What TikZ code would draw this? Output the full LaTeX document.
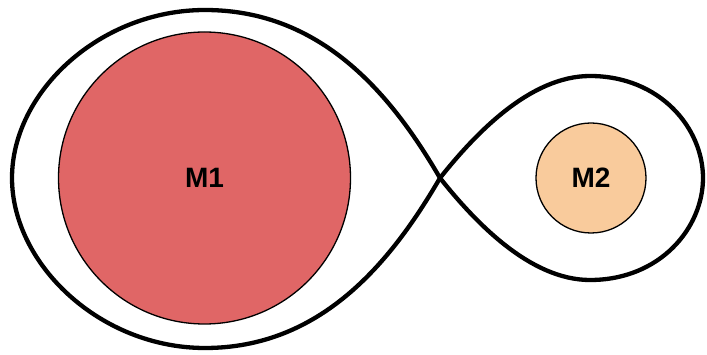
\documentclass[tikz,border=0pt]{standalone}
\usepackage{fontspec}
\setmainfont{Liberation Sans}
\definecolor{starA}{HTML}{E06666}
\definecolor{starB}{HTML}{F9CB9C}
\begin{document}
\begin{tikzpicture}[x=1pt,y=-1pt,
  star/.style={circle,draw=black,line width=1.3pt,inner sep=0pt,
    font=\fontsize{28}{30}\selectfont\bfseries},
  lobe/.style={draw=black,line width=4.3pt,line join=round}]
\useasboundingbox (0,0) rectangle (707,355);
\node[star,fill=starA,minimum size=292pt] (m1) at (204.5,178) {M1};
\node[star,fill=starB,minimum size=110pt] (m2) at (591,178) {M2};
\coordinate (c) at (440,178);
% left lobe
\path[lobe] (c) .. controls (390,92) and (320,10) .. (205,10)
  .. controls (100,10) and (12,92) .. (12,178)
  .. controls (12,264) and (100,348) .. (205,348)
  .. controls (320,348) and (390,264) .. (c);
% right lobe
\path[lobe] (c) .. controls (475,134) and (530,76) .. (590,76)
  .. controls (660,76) and (703,128) .. (703,178)
  .. controls (703,228) and (660,280) .. (590,280)
  .. controls (530,280) and (475,222) .. (c);
\end{tikzpicture}
\end{document}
§
Requirement
Keep the pictures out of the copy and return the rest of the data above exactly.

Task answer
What TikZ code would draw this? Output the full LaTeX document.
\documentclass[tikz,border=0pt]{standalone}
\usepackage{fontspec}
\setmainfont{Liberation Sans}
\definecolor{starA}{HTML}{E06666}
\definecolor{starB}{HTML}{F9CB9C}
\begin{document}
\begin{tikzpicture}[x=1pt,y=-1pt,
  star/.style={circle,draw=black,line width=1.3pt,inner sep=0pt,
    font=\fontsize{28}{30}\selectfont\bfseries},
  lobe/.style={draw=black,line width=4.3pt,line join=round}]
\useasboundingbox (0,0) rectangle (707,355);
\node[star,fill=starA,minimum size=292pt] (m1) at (204.5,178) {M1};
\node[star,fill=starB,minimum size=110pt] (m2) at (591,178) {M2};
\coordinate (c) at (440,178);
% left lobe
\path[lobe] (c) .. controls (390,92) and (320,10) .. (205,10)
  .. controls (100,10) and (12,92) .. (12,178)
  .. controls (12,264) and (100,348) .. (205,348)
  .. controls (320,348) and (390,264) .. (c);
% right lobe
\path[lobe] (c) .. controls (475,134) and (530,76) .. (590,76)
  .. controls (660,76) and (703,128) .. (703,178)
  .. controls (703,228) and (660,280) .. (590,280)
  .. controls (530,280) and (475,222) .. (c);
\end{tikzpicture}
\end{document}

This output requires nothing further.